質問攻めの2時間以上の懇談、最後の質問は「共産党はどんな未来を描いているか。共産主義社会は経済でも生活でも自由がないのでは」でした。それからまた話して・・・はあ、もうヘロヘロ。
 未来論で展望が大きく開けたのでしょうか、「入党します!」のお返事に、ヘロヘロも飛んでいって、うれしさで飛び上がってしまいました! 青年らしい入党でした。

「つどい」は心をつないでゆく「しゃべり場」

 「つどい」は日ごろの思いを何でも自由に話し合える場、そして共産党を丸ごと知ってもらえる場です。最後に一言、お願いをしています。
大運動が始まったばかりのころ、Mさん宅で「つどい」。集まってきた方は、お婆ちゃんのお茶のみ友だち。「ひどい政治だね。私も最近入党したの」おばあちゃんのその言葉に、「ほんとにそうだ。負けてなるか。どこに書くの?」と、4人の皆さんが「集団で!」入党して下さった!
 実はこのとき初めて、つどいの参加者全員に入党の呼びかけをし、申込書を配ってみたのです。
これがきっかけで、私は実におおらかにつどいで全員に入党を呼びかけるようになり、この経験は全県に広がっていきました。
後で訪問しなおすにしても、いったん皆さんに呼びかけることは大事、皆さんは、「この怒りをどうしてくれるか」と行動を模索しています。社会変革と自分の命と暮らしを守る要求が、だれにとってもぴったりと一致している、それが今の時代です。

個性的な人生を紡いで

その後次々と開催されている「つどい」でたくさんの新しい仲間をお迎えしてきました。
共産党支部が仲間お迎え、また心通わせる暖かい集団に、質的にもさらに成長することなしには、私たちのめざす社会の形成へと向かっていけません。共産党の組織事態が、社会の縮図なのですから。

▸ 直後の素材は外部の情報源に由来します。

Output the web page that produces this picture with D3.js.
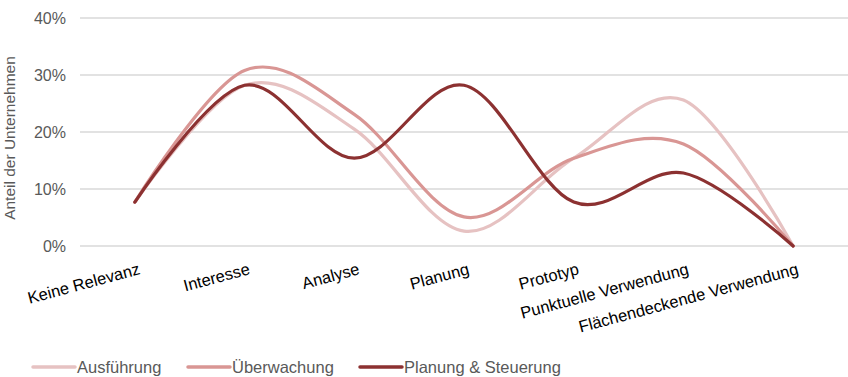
<!DOCTYPE html>
<html><head><meta charset="utf-8">
<script src="https://cdn.jsdelivr.net/npm/d3@7"></script>
<style>body{margin:0;background:#fff}svg{display:block;font-family:"Liberation Sans",Arial,sans-serif}</style>
</head><body><svg id="c" width="848" height="377"></svg>
<script>
const categories = ["Keine Relevanz","Interesse","Analyse","Planung","Prototyp","Punktuelle Verwendung","Flächendeckende Verwendung"];
const seriesNames = ["Ausführung","Überwachung","Planung & Steuerung"];
const ausfuehrung = [0.077,0.282,0.205,0.026,0.154,0.256,0.0];
const ueberwachung = [0.077,0.308,0.231,0.051,0.154,0.179,0.0];
const planungSteuerung = [0.077,0.282,0.154,0.282,0.077,0.128,0.0];
const yTicks = [0,0.1,0.2,0.3,0.4];
const colors = ["#e6c2c2","#d99694","#8c3131"];
const seriesValues = [ausfuehrung, ueberwachung, planungSteuerung];

const svg = d3.select("#c");
const x = d3.scaleBand().domain(categories).range([80,848]);
const y = d3.scaleLinear().domain([0,0.4]).range([246,18]);

// gridlines
svg.append("g").selectAll("line").data(yTicks).join("line")
  .attr("x1",80).attr("x2",848).attr("y1",d=>y(d)).attr("y2",d=>y(d))
  .attr("stroke","#d9d9d9").attr("stroke-width",1.3);

// y axis
const yAxis = svg.append("g").attr("transform","translate(66,0)")
  .call(d3.axisLeft(y).tickValues(yTicks).tickFormat(d3.format(".0%")).tickSize(0).tickPadding(0));
yAxis.select(".domain").remove();
yAxis.selectAll("text").attr("font-size",16).attr("fill","#595959").attr("font-family","Liberation Sans, Arial, sans-serif");

svg.append("text").attr("transform","translate(15,138) rotate(-90)")
  .attr("text-anchor","middle").attr("font-size",15.5).attr("fill","#595959").text("Anteil der Unternehmen");

// x axis labels
const xAxis = svg.append("g").attr("transform","translate(0,262)")
  .call(d3.axisBottom(x).tickSize(0).tickPadding(0));
xAxis.select(".domain").remove();
xAxis.selectAll("text").attr("font-size",16.5).attr("fill","#000").attr("font-family","Liberation Sans, Arial, sans-serif")
  .attr("text-anchor","end").attr("dy","0.75em")
  .attr("transform","translate(3,0) rotate(-15)");

// lines
const line = d3.line().x((d,i)=>x(categories[i])+x.bandwidth()/2).y(d=>y(d)).curve(d3.curveCardinal.tension(0));
svg.append("g").selectAll("path").data(seriesValues).join("path")
  .attr("d",d=>line(d)).attr("fill","none").attr("stroke",(d,i)=>colors[i])
  .attr("stroke-width",3.2).attr("stroke-linecap","round").attr("stroke-linejoin","round");

// legend
const legX = [33,188,360];
const leg = svg.append("g").selectAll("g").data(seriesNames).join("g")
  .attr("transform",(d,i)=>`translate(${legX[i]},367)`);
leg.append("line").attr("x1",0).attr("x2",42).attr("stroke",(d,i)=>colors[i]).attr("stroke-width",3.5).attr("stroke-linecap","round");
leg.append("text").attr("x",44).attr("dy","0.35em").attr("font-size",16.5).attr("fill","#595959").text(d=>d);
</script></body></html>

 「私は〇〇さんに感謝しているのです。第二のすばらしい人生に導いてもらえました」としみじみ言われた方がいます。こんなとき「ああ、もっといい政党にしたいなあ」と共産党を心から誇らしく思うものです。

 一般マスコミも「共産党毎月1000人の入党者」と書き立て、共産党は注目されています。一口に1000人と言っても、一人ひとりが個性的な人生、それが新しく毎月1000人も!すばらしい支部の努力です。
でも、北陸信越ブロックの党は議席奪還が悲願、その実現のためには、もっともっと、今の倍以上ものたくさんの人生を紡いで、強く味のある党にしてゆかなければと思っているところです。
 暑い8月、休息を取りながらも、心は燃やしたい。